Consider a practical business scenario: calculating the monetary value tied up in product returns. This analysis requires filtering line items to returned status, calculating individual line values through price-quantity multiplication, and aggregating these values for total financial impact. Following the execution order approach, you'd first identify returned items, verify the data, calculate row-level values, then apply the SUM aggregation to determine total returned value.

Database familiarity requires time and systematic exploration, much like learning a new city. When starting with unfamiliar databases, invest time in understanding table structures, column names, and data relationships. Begin with simple SELECT * queries to examine table contents before attempting complex analytical operations.
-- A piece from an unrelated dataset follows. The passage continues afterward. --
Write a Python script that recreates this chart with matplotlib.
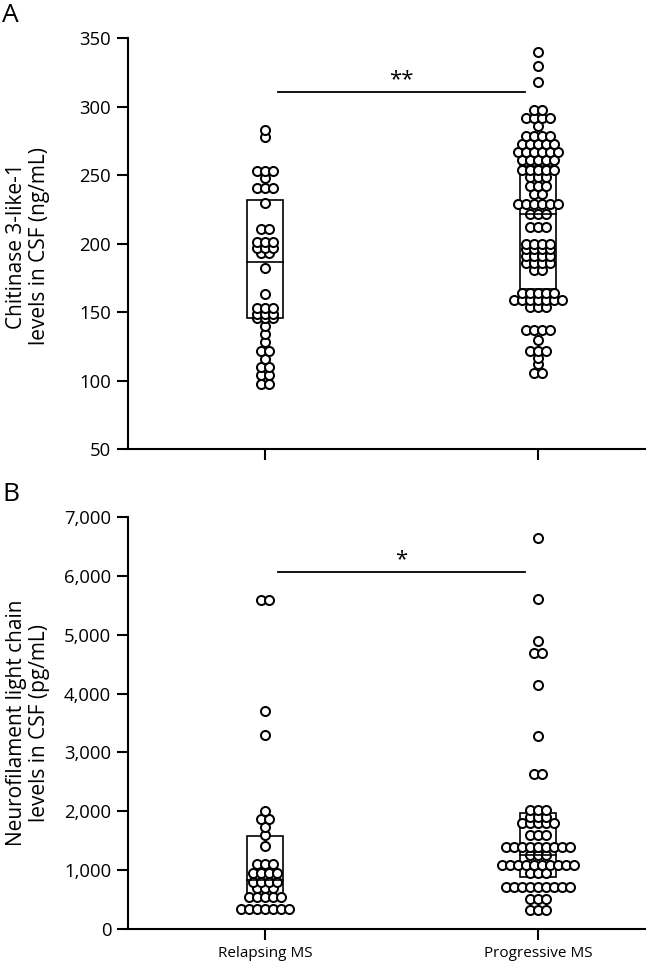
import numpy as np
import matplotlib
matplotlib.use('Agg')
import matplotlib.pyplot as plt
from matplotlib.patches import Rectangle
from matplotlib.ticker import FuncFormatter

plt.rcParams['font.family'] = ['Open Sans', 'DejaVu Sans']

# ---------------- data ----------------
groups = ['Relapsing MS', 'Progressive MS']

chi3l1_relapsing = [283, 278, 253, 253, 253, 248, 241, 241, 241, 230, 211, 211,
                    201, 201, 201, 197, 197, 197, 193, 193, 182, 163,
                    153, 153, 153, 149, 149, 149, 146, 146, 146, 140, 134, 128,
                    122, 122, 116, 110, 110, 104, 104, 98, 98]
chi3l1_progressive = ([340, 330, 318] + [298] * 2 + [292] * 4 + [286] + [279] * 4 +
                      [273] * 5 + [267] * 6 + [261] * 5 + [254] * 5 + [249] * 3 +
                      [242] * 3 + [236] * 2 + [229] * 6 + [222] * 3 + [212] * 3 +
                      [200] * 4 + [196] * 4 + [191] * 4 + [186] * 4 + [181] * 2 +
                      [164] * 5 + [159] * 7 + [154] * 3 + [137] * 4 + [130] +
                      [122] * 3 + [117] + [112] + [106] * 2)
chi3l1_box_low = [146, 167]
chi3l1_box_mid = [187, 222]
chi3l1_box_high = [232, 257]
chi3l1_ticks = [50, 100, 150, 200, 250, 300, 350]

nfl_relapsing = ([5590] * 2 + [3709, 3296, 2010] + [1863] * 2 + [1738, 1597, 1410] +
                 [1104] * 3 + [946] * 4 + [804] * 4 + [691] * 3 + [544] * 5 + [335] * 7)
nfl_progressive = ([6637, 5606, 4898] + [4684] * 2 + [4145, 3279] + [2633] * 2 +
                   [2022] * 3 + [1900] * 3 + [1796] * 5 + [1597] * 3 + [1398] * 9 +
                   [1257] * 3 + [1087] * 10 + [946] * 3 + [719] * 9 + [505] * 3 + [323] * 3)
nfl_box_low = [527, 890]
nfl_box_mid = [830, 1250]
nfl_box_high = [1580, 1970]
nfl_ticks = [0, 1000, 2000, 3000, 4000, 5000, 6000, 7000]

chi3l1_sig = ('**', 311)
nfl_sig = ('*', 6070)

# ---------------- styling ----------------
W, H = 668, 968
fig = plt.figure(figsize=(W / 100, H / 100), dpi=100)

left_px, right_px = 128, 645
px_per_unit = 273.0
x0 = -(265 - left_px) / px_per_unit
x1 = x0 + (right_px - left_px) / px_per_unit
dx = 8.0 / px_per_unit
box_w = 36.0 / px_per_unit


def fig_rect(top_px, bottom_px):
    return [left_px / W, 1 - bottom_px / H, (right_px - left_px) / W, (bottom_px - top_px) / H]


def draw_panel(ax, series, lows, mids, highs, ticks, ylim, sig, fmt=None):
    for i, vals in enumerate(series):
        # box + median
        ax.add_patch(Rectangle((i - box_w / 2, lows[i]), box_w, highs[i] - lows[i],
                               fill=False, edgecolor='black', linewidth=1.2, zorder=1))
        ax.plot([i - box_w / 2, i + box_w / 2], [mids[i], mids[i]], color='black',
                linewidth=1.2, zorder=3)
        # dot-plot layout: equal values placed side by side
        uniq, counts = np.unique(np.asarray(vals), return_counts=True)
        xs, ys = [], []
        for v, n in zip(uniq, counts):
            offs = (np.arange(n) - (n - 1) / 2) * dx
            xs.extend(i + offs)
            ys.extend([v] * n)
        ax.plot(xs, ys, linestyle='none', marker='o', markersize=6.5,
                markerfacecolor='white', markeredgecolor='black',
                markeredgewidth=1.45, zorder=2)
    ax.set_xlim(x0, x1)
    ax.set_ylim(*ylim)
    ax.set_yticks(ticks)
    if fmt is not None:
        ax.yaxis.set_major_formatter(FuncFormatter(fmt))
    ax.set_xticks([0, 1])
    for s in ['top', 'right']:
        ax.spines[s].set_visible(False)
    for s in ['left', 'bottom']:
        ax.spines[s].set_linewidth(1.5)
    ax.tick_params(axis='both', direction='out', length=8, width=1.5, labelsize=13.3, pad=4)
    # significance bar
    label, yv = sig
    ax.plot([0.048, 0.952], [yv, yv], color='black', linewidth=1.3)
    rng = ylim[1] - ylim[0]
    ax.text(0.5, yv + rng * 0.004, label, ha='center', va='bottom', fontsize=16)


axA = fig.add_axes(fig_rect(38.3, 449.3))
draw_panel(axA, [chi3l1_relapsing, chi3l1_progressive], chi3l1_box_low, chi3l1_box_mid,
           chi3l1_box_high, chi3l1_ticks, (50, 350), chi3l1_sig)
axA.set_xticklabels([])

axB = fig.add_axes(fig_rect(517, 929))
draw_panel(axB, [nfl_relapsing, nfl_progressive], nfl_box_low, nfl_box_mid,
           nfl_box_high, nfl_ticks, (0, 7000), nfl_sig,
           fmt=lambda v, p: f'{int(v):,}')
axB.set_xticklabels(groups, fontsize=11)

fig.text(28 / W, 1 - 246 / H, 'Chitinase 3-like-1\nlevels in CSF (ng/mL)', rotation=90,
         ha='center', va='center', fontsize=15, multialignment='center', linespacing=1.08)
fig.text(28 / W, 1 - 723 / H, 'Neurofilament light chain\nlevels in CSF (pg/mL)', rotation=90,
         ha='center', va='center', fontsize=15, multialignment='center', linespacing=1.08)

fig.text(2 / W, 1 - 3 / H, 'A', ha='left', va='top', fontsize=19)
fig.text(2 / W, 1 - 482 / H, 'B', ha='left', va='top', fontsize=19)

fig.savefig('out.png', dpi=100)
Modern enterprise databases vary dramatically in complexity. While small business databases might contain a dozen tables, enterprise systems can include thousands of tables covering diverse operational areas—financial systems, customer relationship management, inventory tracking, and compliance reporting. The learning curve scales with database complexity, but the fundamental exploration approach remains consistent.

For complex analytical requirements like finding the average price of products containing "hat," apply the same incremental methodology. First, identify products matching your criteria using appropriate LIKE patterns, examine the results to understand your dataset, then apply aggregation functions to calculate the desired metrics. This systematic approach ensures accurate results while building your understanding of the underlying data structure.

Professional SQL analysis demands methodical thinking, careful verification, and clear communication of results. By following these principles—testing positive cases before negation, building queries incrementally, understanding execution flow, and thoroughly exploring data structures—you'll develop the analytical rigor essential for reliable business intelligence and data-driven decision making.